The Guest Worker Identity Crisis

As debates in the US on immigration reform and a potential guest worker program have stalled, KJZZ’s Tony Ganzer is looking at Germany’s guest worker past for a potential look at the United States’ future, including what we may here see in Arizona.  In the 1960s and 70s large numbers of Turkish immigrants helped rebuild Germany in an “Economic Miracle” but nearly half a century later, the country and some of its immigrants and their children are having a hard time getting along.

“We are not just Germans or just Turks, we are the best of both worlds,” says Bertan Boyacioglu, a college student studying economics in Berlin. 

He speaks four languages, including his native German and Turkish, and he’s part of a movement of German youths with Turkish heritage who call themselves Deukisch: not quite German, and not quite Turkish. 

The Deukisch generation is trying to find its place in life after a guest worker program.

“We’re working hard to get this whole image thing correct.  It’s a very sad point when you open the daily newspaper, and at side one you see ‘Turkish guy shots down two men’ and everyone around you, your neighbors, come in like ‘What happened in your community’ and you’re like ‘I’m not really involved in that sort of thing,'” Boyacioglu says sitting in a large coffee shop in Berlin with friend Zeynep Balazümbül, whose grandparents came to Germany as guest workers. 

Balazümbül says many in the German Turkish community feel as if they don’t fit within their new and past countries– they have a hard time being accepted in Germany, and an equally difficult time being accepted in Turkey.

The Deukisch Youth are trying to find themselves in life after a guest worker program.

“Someone asked me where I’m from, and I said I’m German and she was like ‘Oh come on.’ If you have one person who tells you ‘Oh come on you’re not German’ that one bad experience is enough to just give up and say they just don’t want me,” Balazümbül says.

She is also a student–studying law–and she says guest workers built up Germany, and the government expected the workers to return home.  Many did–12 million guest workers flowed into Germany working in factories and the industrial sector, and only about 4 million stayed. 

There are now 2 million Turkish immigrants in Germany, the country’s largest minority.

“A lot of people in the Turkish community are frustrated, and we’re just trying to state the point that we are both German and Turkish and we’re trying to send a message to the people,” she says.

“But we should not forget the migrants themselves often thought of themselves and their stay as very temporary,” says Thomas Faist, a professor of transnational relations and the sociology of development at Bielefeld University, in Germany.

Thomas Faist

“The guest worker programs started with an agreement that migrants should be employed at the same conditions as natives,” he says. “So there should be no difference in terms of social and work-related rights.  The readiness for migrants to take on jobs Germans didn’t want anymore was the main qualification.”

Faist says though the intention of a guest worker program is temporary labor, workers begin families, and children attend school, and soon enough the temporary labor has roots in the new land.

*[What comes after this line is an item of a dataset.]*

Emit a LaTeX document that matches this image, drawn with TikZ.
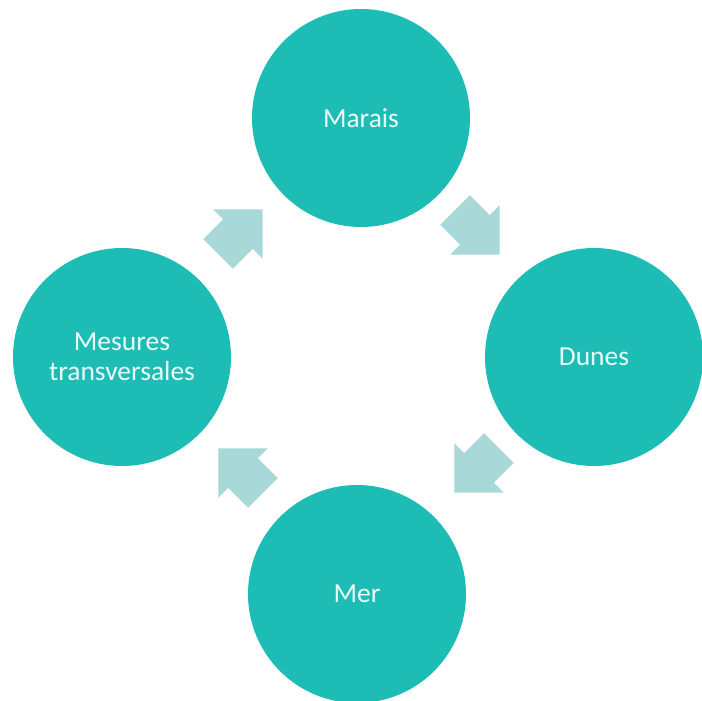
\documentclass[tikz,border=0pt]{standalone}
\usepackage{fontspec}
\setmainfont{Carlito}
\definecolor{tealc}{RGB}{29,188,180}
\definecolor{arrowc}{RGB}{168,217,216}
\definecolor{txtc}{RGB}{232,250,250}
\begin{document}
\begin{tikzpicture}[x=1pt,y=-1pt,
  stage/.style={circle,fill=tealc,minimum size=218pt,inner sep=0pt,text=txtc,align=center,font=\fontsize{27.5}{30}\selectfont},
  flowfill/.style={fill=arrowc,draw=none},
  blockarr/.pic={\path[flowfill] (-31,-21) -- (-3,-21) -- (-3,-35) -- (32,0) -- (-3,35) -- (-3,21) -- (-31,21) -- cycle;}]
\useasboundingbox (0,0) rectangle (702,701);
\node[stage] (marais) at (361,118) {Marais};
\node[stage] (dunes) at (594,357) {Dunes};
\node[stage] (mer) at (357,594) {Mer};
\node[stage] (mesures) at (122,357) {Mesures\\transversales};
\pic[rotate=45] at (240,232) {blockarr};
\pic[rotate=-45] at (477,232) {blockarr};
\pic[rotate=-135] at (477,470) {blockarr};
\pic[rotate=135] at (241,471) {blockarr};
\end{tikzpicture}
\end{document}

“It really is true, that in the 1960s and still in the 1970s labor migrants were looked upon as labor power, not as fathers and mothers and children.  It’s not labor migrants anymore it’s real people, with real needs,” he says, adding that for him one of the most candid and important observations of guest worker programs came from 20th century Swiss author and journalist Max Frisch, who said “we asked for workers, but we got people instead.”

Faist says it’s that perspective of thinking of workers as only workers, which could cause faults in a society.

“We should get used to this pluralism,” says Barbara John, who was the commissioner for immigration and integration for the Berlin senate from 1981 to 2003.  She says societies need immigrants for new ideas, and new ethos, but there must also be a system for encouraging success among poorer communities.

“We lack incentives for migrants and not just migrants, but people with a poor education, to climb up the social ladder,” she says. “That’s one of the difficulties of a welfare state.”

John says Germany’s welfare system encourages a laissez faire attitude among families, because a person can make more money on welfare than by working a low-paying job.

And though Bertan Boyacioglu with the Deukisch Youth is unhappy with government action with immigrant populations so far, he remains optimistic.

“There are a lot of Turks, but also in these poorest neighborhoods there’s great potential,” he says.

The issues of Germany’s 50 years of immigration can’t be solved with 7 or 8 years of legislating, he adds.

And he believes that unless Germany realizes immigrants are people and not just workers, the system will break down.